Exercise brief:
Filter for the word "with" and keep each matching line.

------------------------------------------------

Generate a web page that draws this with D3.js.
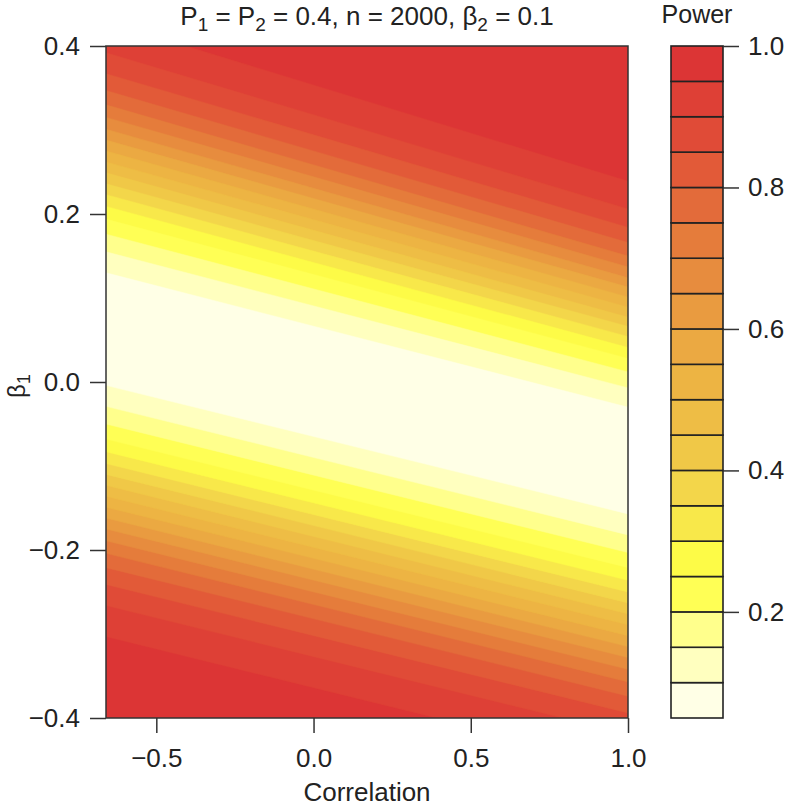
<!DOCTYPE html>
<html>
<head>
<meta charset="utf-8">
<script src="https://cdn.jsdelivr.net/npm/d3@7"></script>
<style>
  body { margin: 0; background: #fff; }
  text { font-family: "Liberation Sans", Arial, sans-serif; fill: #222; }
</style>
</head>
<body>
<div id="chart"></div>
<script>
// contour levels of power and where each level line meets the left / right plot edge (beta1 values)
var corrEnds = [-0.66, 1.0];
var levels = [0.10, 0.15, 0.20, 0.25, 0.30, 0.35, 0.40, 0.45, 0.50, 0.55, 0.60, 0.65, 0.70, 0.75, 0.80, 0.85, 0.90, 0.95];
var upperLeft  = [0.130, 0.155, 0.176, 0.194, 0.209, 0.223, 0.236, 0.249, 0.262, 0.275, 0.288, 0.301, 0.315, 0.330, 0.347, 0.367, 0.392, 0.429];
var lowerLeft  = [-0.004, -0.029, -0.050, -0.068, -0.083, -0.097, -0.110, -0.123, -0.136, -0.149, -0.162, -0.175, -0.189, -0.204, -0.221, -0.241, -0.266, -0.303];
var upperRight = [-0.030, -0.007, 0.012, 0.028, 0.041, 0.054, 0.066, 0.077, 0.089, 0.101, 0.113, 0.124, 0.137, 0.150, 0.166, 0.184, 0.206, 0.239];
var lowerRight = [-0.157, -0.182, -0.203, -0.221, -0.236, -0.250, -0.263, -0.276, -0.289, -0.302, -0.315, -0.328, -0.342, -0.357, -0.374, -0.394, -0.419, -0.456];

// colour key: band lower bounds and colours
var bandStarts = [0.05, 0.10, 0.15, 0.20, 0.25, 0.30, 0.35, 0.40, 0.45, 0.50, 0.55, 0.60, 0.65, 0.70, 0.75, 0.80, 0.85, 0.90, 0.95];
var bandColors = ["#FFFFE6", "#FFFFBF", "#FFFF8C", "#FFFF55", "#FDFB47", "#F8E84A", "#F3D64A", "#F0C847", "#EEBD45",
                  "#EDB443", "#EBA942", "#E99B40", "#E78C3E", "#E57C3B", "#E36B3A", "#E25A38", "#E04B37", "#DE4036", "#DC3535"];
var bandStep = 0.05;

var xTicks = [-0.5, 0.0, 0.5, 1.0];
var yTicks = [-0.4, -0.2, 0.0, 0.2, 0.4];
var keyTicks = [0.2, 0.4, 0.6, 0.8, 1.0];

var W = 789, H = 806;
var plot = {left: 106, right: 628, top: 46, bottom: 718};
var key = {left: 671, right: 723};

var svg = d3.select("#chart").append("svg")
  .attr("width", W)
  .attr("height", H);

var x = d3.scaleLinear().domain([corrEnds[0], corrEnds[1]]).range([plot.left, plot.right]);
var y = d3.scaleLinear().domain([-0.4, 0.4]).range([plot.bottom, plot.top]);

svg.append("clipPath").attr("id", "plotclip")
  .append("rect")
  .attr("x", plot.left).attr("y", plot.top)
  .attr("width", plot.right - plot.left).attr("height", plot.bottom - plot.top);

var g = svg.append("g").attr("clip-path", "url(#plotclip)");

// highest band fills the whole plot, then each level's inner region is painted over it
g.append("rect")
  .attr("x", plot.left).attr("y", plot.top)
  .attr("width", plot.right - plot.left).attr("height", plot.bottom - plot.top)
  .attr("fill", bandColors[bandColors.length - 1]);

var idx = d3.range(levels.length).reverse();
g.selectAll("path.band")
  .data(idx)
  .enter()
  .append("path")
  .attr("class", "band")
  .attr("d", function(k) {
    var pts = [
      [x(corrEnds[0]), y(upperLeft[k])],
      [x(corrEnds[1]), y(upperRight[k])],
      [x(corrEnds[1]), y(lowerRight[k])],
      [x(corrEnds[0]), y(lowerLeft[k])]
    ];
    return "M" + pts.join("L") + "Z";
  })
  .attr("fill", function(k) { return bandColors[k]; })
  .attr("stroke", function(k) { return bandColors[k]; })
  .attr("stroke-width", 0.5);

// box
svg.append("rect")
  .attr("x", plot.left).attr("y", plot.top)
  .attr("width", plot.right - plot.left).attr("height", plot.bottom - plot.top)
  .attr("fill", "none")
  .attr("stroke", "#333")
  .attr("stroke-width", 1.5);

// axes
var fmt = d3.format(".1f");
var xAxis = svg.append("g")
  .attr("transform", "translate(0," + plot.bottom + ")")
  .call(d3.axisBottom(x).tickValues(xTicks).tickFormat(fmt).tickSize(15).tickPadding(16));
var yAxis = svg.append("g")
  .attr("transform", "translate(" + plot.left + ",0)")
  .call(d3.axisLeft(y).tickValues(yTicks).tickFormat(fmt).tickSize(16).tickPadding(10));

[xAxis, yAxis].forEach(function(a) {
  a.select(".domain").remove();
  a.selectAll("line").attr("stroke", "#333").attr("stroke-width", 1.5);
  a.selectAll("text").style("font-size", "26px").attr("fill", "#222");
});

// colour key
var yKey = d3.scaleLinear().domain([bandStarts[0], 1.0]).range([plot.bottom, plot.top]);

svg.selectAll("rect.key")
  .data(bandStarts)
  .enter()
  .append("rect")
  .attr("class", "key")
  .attr("x", key.left)
  .attr("width", key.right - key.left)
  .attr("y", function(d) { return yKey(d + bandStep); })
  .attr("height", function(d) { return yKey(d) - yKey(d + bandStep); })
  .attr("fill", function(d, i) { return bandColors[i]; })
  .attr("stroke", "#222")
  .attr("stroke-width", 1.6);

var keyAxis = svg.append("g")
  .attr("transform", "translate(" + key.right + ",0)")
  .call(d3.axisRight(yKey).tickValues(keyTicks).tickFormat(fmt).tickSize(16).tickPadding(9));
keyAxis.select(".domain").remove();
keyAxis.selectAll("line").attr("stroke", "#333").attr("stroke-width", 1.5);
keyAxis.selectAll("text").style("font-size", "26px").attr("fill", "#222");

svg.append("text")
  .attr("x", (key.left + key.right) / 2)
  .attr("y", 23)
  .attr("text-anchor", "middle")
  .style("font-size", "25px")
  .text("Power");

// title with subscripts
var title = svg.append("text")
  .attr("x", (plot.left + plot.right) / 2)
  .attr("y", 25)
  .attr("text-anchor", "middle")
  .style("font-size", "26px");
var parts = [["P", 0], ["1", 1], [" = P", 0], ["2", 1], [" = 0.4, n = 2000, \u03b2", 0], ["2", 1], [" = 0.1", 0]];
var prevSub = 0;
parts.forEach(function(p) {
  var t = title.append("tspan").text(p[0]);
  if (p[1]) { t.attr("dy", 6).style("font-size", "19px"); }
  else if (prevSub) { t.attr("dy", -6); }
  prevSub = p[1];
});

// axis titles
svg.append("text")
  .attr("x", (plot.left + plot.right) / 2)
  .attr("y", 801)
  .attr("text-anchor", "middle")
  .style("font-size", "26px")
  .text("Correlation");

var ylab = svg.append("text")
  .attr("transform", "translate(25," + ((plot.top + plot.bottom) / 2 + 4) + ") rotate(-90)")
  .attr("text-anchor", "middle")
  .style("font-size", "24px");
ylab.append("tspan").text("\u03b2");
ylab.append("tspan").attr("dy", 5).style("font-size", "18px").text("1");
</script>
</body>
</html>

------------------------------------------------

Written answer:
Generate a web page that draws this with D3.js.
// title with subscripts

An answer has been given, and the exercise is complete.